Roccat is still relatively new to the US gaming market, but the last two years have proven fruitful for the German peripheral maker. The Kave headset, Kone mouse and Ryos keyboard product lines are getting some new additions this year, and the audio line looks especially promising.

The Kave audio lineup will have three offerings in 2014: The $169 Kave XTD 5.1 digital is the flagship, offering true, non-virtual 5.1 audio via its integrated sound card and digital optical output. The headset has been re-engineered from top to bottom, and the result is a 25% lighter headset that retains the same driver sizes as the original Kave. Bluetooth is onboard for phone connectivity, and switching from in-game audio to a phone call is a one button process. The sound card, built into the control stand that sits on your desk, also has analog audio inputs for your speakers or… another headset, I suppose.

The Kave XTD 5.1 analog is up next, and it’s designed to be a true 5.1 surround sound headset for those who already own a proper sound card. There’s no digital optical out here, rather the four analog connectors you’d plug into your motherboard or sound card. There’s no Bluetooth, either, so it’s a stripped down, cheaper ($99) version that still offers true surround audio.

Last but not least, the $69 Kave XTD stereo is a traditional stereo headset (one driver per ear), with none of the extras found on the surround models. All of the headsets are considerably lighter than the original Kave – a chief complaint of mine with the aforementioned is how heavy it was – while still maintaining the kind of durability you’d want in a gaming headset. The jury is out on the sound quality, but a full review will come as soon as the products are for sale.

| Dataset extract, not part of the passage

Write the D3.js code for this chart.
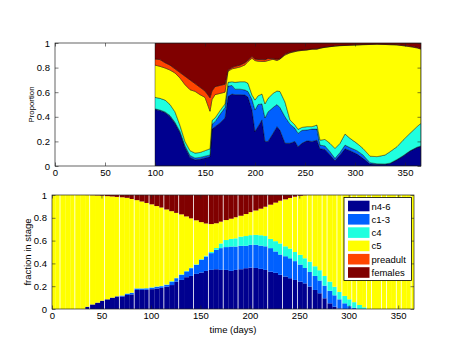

Roccat is also adding a new Ryos keyboard to the mix. Dubbed the Ryos TKL, this latest board is “Ten Keyless,” meaning there’s no numpad. The shorter board should be right at home on smaller desks and in LAN party backpacks, for sure. Despite its small stature, the Ryos TKL still has per-key lighting, complete with fading light, and Cherry MX mechanical switches. The per-key lighting is fantastic, especially with the fade feature. If you’re playing an MMO, you can set the fade timer to sync up with your spell cooldowns. As soon as the key is illuminated again, your spell is good to go, and so on. The Pro version should sell for around $129, and it should be shipping this Summer in the US.